1 - First steps with QGIS
I will run through this tutorial with the idea that the reader has no prior geospatial experience, but is somewhat familiar with general computer use - this means that if you do have some GIS experience, you may feel the need to skip some sections or pick and choose bits to work on. Feel free to use this tutorial in whatever works best for you.
QGIS is a wonderful free, open-source program that has many functions (rivaling similar expensive closed-source proprietary software that is available). I have been using it for over 4 years and have been able to watch new features come to fruition that I have began using in my day-to-day mapping.
The documentation for QGIS is robust and describes most things in much more detail than I will in this article. I will provide links to relevant documentation sections when I can, so you can look for more information in the topics that I am discussing.
The Getting Started Using QGIS has handy links for downloading QGIS, as well as various links to user guides, training manuals, and tutorials. Feel free to browse through these as well as they are good resources.
Downloading & installing QGIS
There are multiple ways to download & install QGIS. In this tutorial I will be using QGIS-3.28.0 which is the latest version with the newest features.

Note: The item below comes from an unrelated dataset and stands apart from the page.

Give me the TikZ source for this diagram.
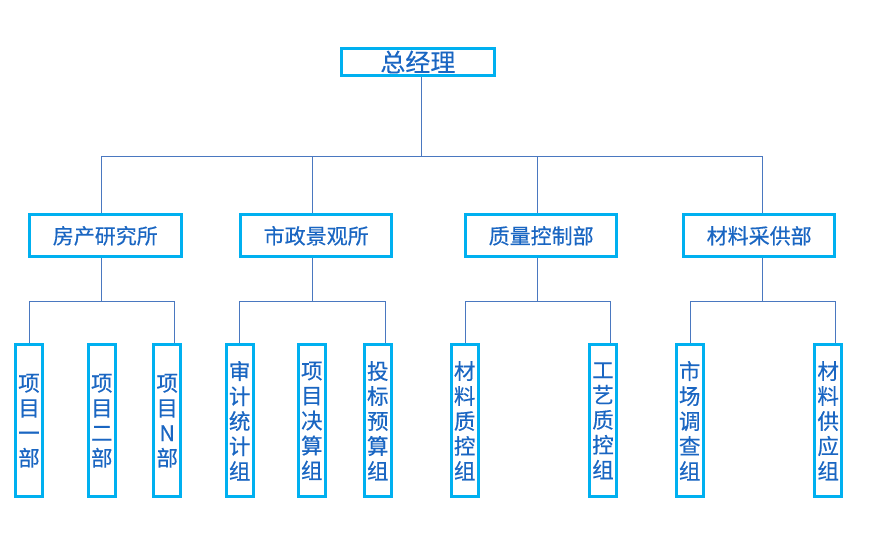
\documentclass[tikz,border=0pt]{standalone}
\usepackage{fontspec}
\setmainfont{Noto Sans CJK SC}[FakeBold=0.4]
\definecolor{linec}{HTML}{4A78C0}
\definecolor{boxc}{HTML}{00B0F0}
\definecolor{txtc}{HTML}{1A66C2}
\tikzset{
  conn/.style={draw=linec, line width=1pt},
  box/.style={draw=boxc, line width=3pt, inner sep=0pt, text=txtc, fill=white},
  topbox/.style={box, minimum width=152.7pt, minimum height=27.6pt, font=\fontsize{25}{25}\selectfont},
  midbox/.style={box, minimum width=151.5pt, minimum height=42pt, font=\fontsize{21}{21}\selectfont},
  lowbox/.style={box, minimum width=27pt, minimum height=152pt, align=center, font=\fontsize{21.5}{25}\selectfont}
}
\begin{document}
\begin{tikzpicture}[x=1pt,y=-1pt]
\useasboundingbox (0,0) rectangle (886,543);
% top
\node[topbox] (top) at (417.9,62) {总经理};
% level 2
\node[midbox] (m1) at (105.3,235.8) {房产研究所};
\node[midbox] (m2) at (316.2,235.8) {市政景观所};
\node[midbox] (m3) at (541.2,235.8) {质量控制部};
\node[midbox] (m4) at (759.2,235.8) {材料采供部};
% level 3
\node[lowbox] (a1) at (29,420.8) {项\\目\\一\\部};
\node[lowbox] (a2) at (101.8,420.8) {项\\目\\二\\部};
\node[lowbox] (a3) at (167.2,420.8) {项\\目\\N\\部};
\node[lowbox] (b1) at (239.7,420.8) {审\\计\\统\\计\\组};
\node[lowbox] (b2) at (311.8,420.8) {项\\目\\决\\算\\组};
\node[lowbox] (b3) at (377.8,420.8) {投\\标\\预\\算\\组};
\node[lowbox] (c1) at (464.7,420.8) {材\\料\\质\\控\\组};
\node[lowbox] (c2) at (603,420.8) {工\\艺\\质\\控\\组};
\node[lowbox] (d1) at (689.7,420.8) {市\\场\\调\\查\\组};
\node[lowbox] (d2) at (828.2,420.8) {材\\料\\供\\应\\组};
% top bus
\coordinate (bus1) at (421,156);
\draw[conn] (top.south -| bus1) -- (bus1);
\draw[conn] (m1.north -| 101.3,0) -- (101.3,156) -- (762.3,156) -- (m4.north -| 762.3,0);
\draw[conn] (312.3,156) -- (m2.north -| 312.3,0);
\draw[conn] (537.3,156) -- (m3.north -| 537.3,0);
% group 1
\draw[conn] (m1.south -| 101.3,0) -- (101.3,301.7);
\draw[conn] (a1.north -| 29,0) -- (29,301.7) -- (174,301.7) -- (a3.north -| 174,0);
% group 2
\draw[conn] (m2.south -| 312.3,0) -- (312.3,301.7);
\draw[conn] (b1.north -| 239.3,0) -- (239.3,301.7) -- (385.7,301.7) -- (b3.north -| 385.7,0);
% group 3
\draw[conn] (m3.south -| 537.3,0) -- (537.3,301.7);
\draw[conn] (c1.north -| 465.7,0) -- (465.7,301.7) -- (610.7,301.7) -- (c2.north -| 610.7,0);
% group 4
\draw[conn] (m4.south -| 762.3,0) -- (762.3,301.7);
\draw[conn] (d1.north -| 690.7,0) -- (690.7,301.7) -- (835.7,301.7) -- (d2.north -| 835.7,0);
\end{tikzpicture}
\end{document}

If you are not worried about new features, but would rather have a more stable experience, then the LTR version can be used. It is known to be more stable however it gets updated less frequently.

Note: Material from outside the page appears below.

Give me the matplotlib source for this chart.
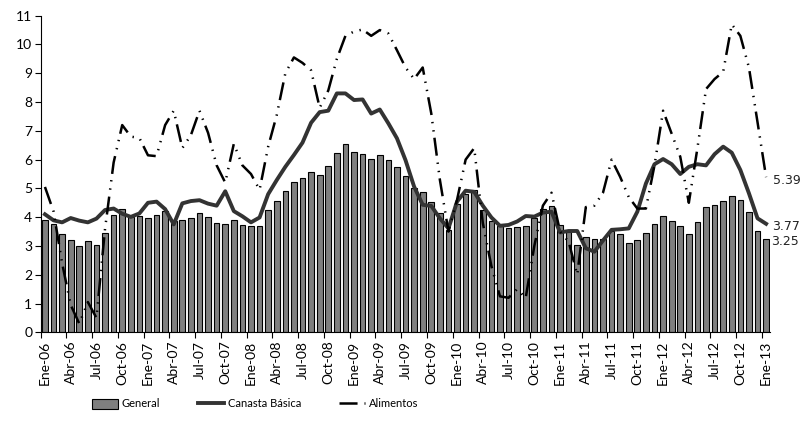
import numpy as np
import matplotlib
matplotlib.use("Agg")
import matplotlib.pyplot as plt
from matplotlib.patches import Patch
from matplotlib.lines import Line2D

plt.rcParams['font.family'] = ['Lato', 'DejaVu Sans']
plt.rcParams['lines.scale_dashes'] = False

# Monthly series, Ene-06 .. Ene-13 (85 months)
general = [3.90, 3.75, 3.40, 3.21, 3.00, 3.16, 3.03, 3.44, 4.07, 4.28,
           4.02, 4.04, 3.96, 4.07, 4.20, 3.85, 3.91, 3.96, 4.13, 3.99,
           3.80, 3.75, 3.90, 3.74, 3.69, 3.69, 4.25, 4.55, 4.92, 5.21,
           5.37, 5.56, 5.47, 5.78, 6.23, 6.53, 6.27, 6.19, 6.02, 6.15,
           5.97, 5.73, 5.43, 5.02, 4.88, 4.51, 4.13, 3.55, 4.46, 4.79,
           4.94, 4.25, 3.87, 3.68, 3.61, 3.65, 3.69, 3.96, 4.27, 4.39,
           3.73, 3.50, 3.02, 3.32, 3.23, 3.23, 3.53, 3.40, 3.11, 3.21,
           3.44, 3.78, 4.04, 3.87, 3.69, 3.40, 3.82, 4.34, 4.41, 4.55,
           4.75, 4.58, 4.17, 3.53, 3.25]

canasta = [4.10, 3.89, 3.82, 3.97, 3.88, 3.82, 3.95, 4.25, 4.30, 4.12,
           4.01, 4.13, 4.50, 4.54, 4.28, 3.75, 4.48, 4.56, 4.59, 4.47,
           4.40, 4.90, 4.21, 4.03, 3.82, 3.99, 4.80, 5.29, 5.75, 6.16,
           6.59, 7.28, 7.65, 7.70, 8.30, 8.30, 8.07, 8.09, 7.60, 7.74,
           7.26, 6.74, 5.98, 5.06, 4.43, 4.39, 3.96, 3.61, 4.54, 4.92,
           4.88, 4.40, 3.99, 3.70, 3.73, 3.85, 4.04, 4.02, 4.16, 4.19,
           3.47, 3.52, 3.52, 2.92, 2.80, 3.19, 3.56, 3.58, 3.61, 4.19,
           5.17, 5.84, 6.02, 5.84, 5.50, 5.75, 5.84, 5.80, 6.19, 6.45,
           6.24, 5.64, 4.83, 3.96, 3.77]

alimentos = [5.05, 4.20, 2.40, 0.95, 0.30, 1.05, 0.50, 3.60, 5.90, 7.20,
             6.80, 6.75, 6.15, 6.12, 7.20, 7.70, 6.40, 6.85, 7.70, 6.93,
             5.80, 5.20, 6.55, 5.80, 5.50, 4.95, 6.45, 7.55, 9.00, 9.55,
             9.36, 9.10, 7.80, 8.40, 9.50, 10.30, 10.45, 10.52, 10.30, 10.50,
             10.38, 9.80, 9.20, 8.80, 9.20, 7.60, 5.30, 3.50, 4.60, 6.00,
             6.40, 3.80, 2.30, 1.25, 1.20, 1.50, 1.20, 3.00, 4.40, 4.85,
             3.50, 3.15, 2.00, 4.35, 4.40, 4.85, 6.00, 5.40, 4.70, 4.30,
             4.30, 5.80, 7.70, 6.90, 6.10, 4.50, 6.40, 8.45, 8.80, 9.05,
             10.70, 10.30, 9.20, 7.30, 5.39]

meses = ['Ene', 'Feb', 'Mar', 'Abr', 'May', 'Jun', 'Jul', 'Ago', 'Sep', 'Oct', 'Nov', 'Dic']
etiquetas = [f"{meses[i % 12]}-{6 + i // 12:02d}" for i in range(len(general))]

x = np.arange(len(general))

fig = plt.figure(figsize=(8.02, 4.23), dpi=100)
ax = fig.add_axes([0.0507, 0.2144, 0.9099, 0.7485])

ax.bar(x, general, width=0.66, color='#7f7f7f', edgecolor='black', linewidth=0.8,
       label='General', zorder=2)
ax.plot(x, canasta, color='#333333', linewidth=2.8, label='Canasta Básica', zorder=3)
ax.plot(x, alimentos, color='black', linewidth=1.8,
        linestyle=(0, (13, 5, 1, 5, 1, 4.5)), dash_capstyle='butt',
        label='Alimentos', zorder=4)

ax.set_xlim(-0.5, len(general) - 0.5)
ax.set_ylim(0, 11)
ax.set_yticks(range(0, 12))
ax.tick_params(axis='y', labelsize=10, length=4, width=0.8, direction='out', pad=2)

ax.set_xticks(x[::3])
ax.set_xticklabels(etiquetas[::3], rotation=90, fontsize=10)
ax.set_xticks(np.arange(-0.5, len(general), 3), minor=True)
ax.tick_params(axis='x', which='major', length=0, pad=6)
ax.tick_params(axis='x', which='minor', length=4, width=0.8, direction='out')

for s in ['top', 'right']:
    ax.spines[s].set_visible(False)
for s in ['left', 'bottom']:
    ax.spines[s].set_linewidth(0.8)

# end values
etiq = dict(fontsize=9, va='center', ha='left', family='DejaVu Sans',
            color='#222222', clip_on=False)
ax.text(84.75, alimentos[-1] - 0.1, '5.39', **etiq)
ax.text(84.75, canasta[-1] - 0.1, '3.77', **etiq)
ax.text(84.6, general[-1] - 0.1, '3.25', **etiq)

handles = [Patch(facecolor='#7f7f7f', edgecolor='black', linewidth=0.8),
           Line2D([], [], color='#333333', linewidth=2.8),
           Line2D([], [], color='black', linewidth=1.8,
                  linestyle=(0, (13, 5, 1, 5, 1, 4.5)), dash_capstyle='butt')]
fig.legend(handles, ['General', 'Canasta Básica', 'Alimentos'], loc='center',
           bbox_to_anchor=(0.318, 0.045), ncol=3, frameon=False, fontsize=8,
           handlelength=2.35, handletextpad=0.35, columnspacing=3.4, handleheight=1.0)

fig.savefig('out.png', dpi=100)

Head to the QGIS Downloads page. If you’re on Windows download either the OSGeo4W Network Installer or the QGIS 3.28 standalone installer. If you’re on Linux, or wish to download the LTR version, visit the all downloads page.
Windows Installation
The Download for Windows section
The Standalone
QGISInstaller is a.msifile, and better choice if you want an easier installation and don’t care about re-downloading it from the website each time you want to update the software. It will be a more familiar installation process and may be better for those without much computer knowledge.The OSGeo4W Network Installer is useful if you are interested in keeping your
QGISinstallation up to date, without needing to download a new installer each time. You can use the OSGeo4W setup software to download and install many different open-source geospatial software and libraries as well, so I recommend it over the standalone installer if you are going to continue learning about GIS topics/software.
Linux Installation
The Download for Linux section
QGIS is available on for many Linux distributions. Visit the All Downloads/Linux page for information on your specific distro.
Arch Linux
If you are on Arch Linux, you can install the latest QGIS with:
sudo pacman -S qgis
Debian/Ubuntu
If you are on Debian/Ubuntu, you will have to add a repository to get the latest version of QGIS. The default repo on Debian/Ubuntu contains an older version (3.10.14 at the time of writing). Visit the Debian/Ubuntu Section for complete instructions on adding the repo and installing QGIS.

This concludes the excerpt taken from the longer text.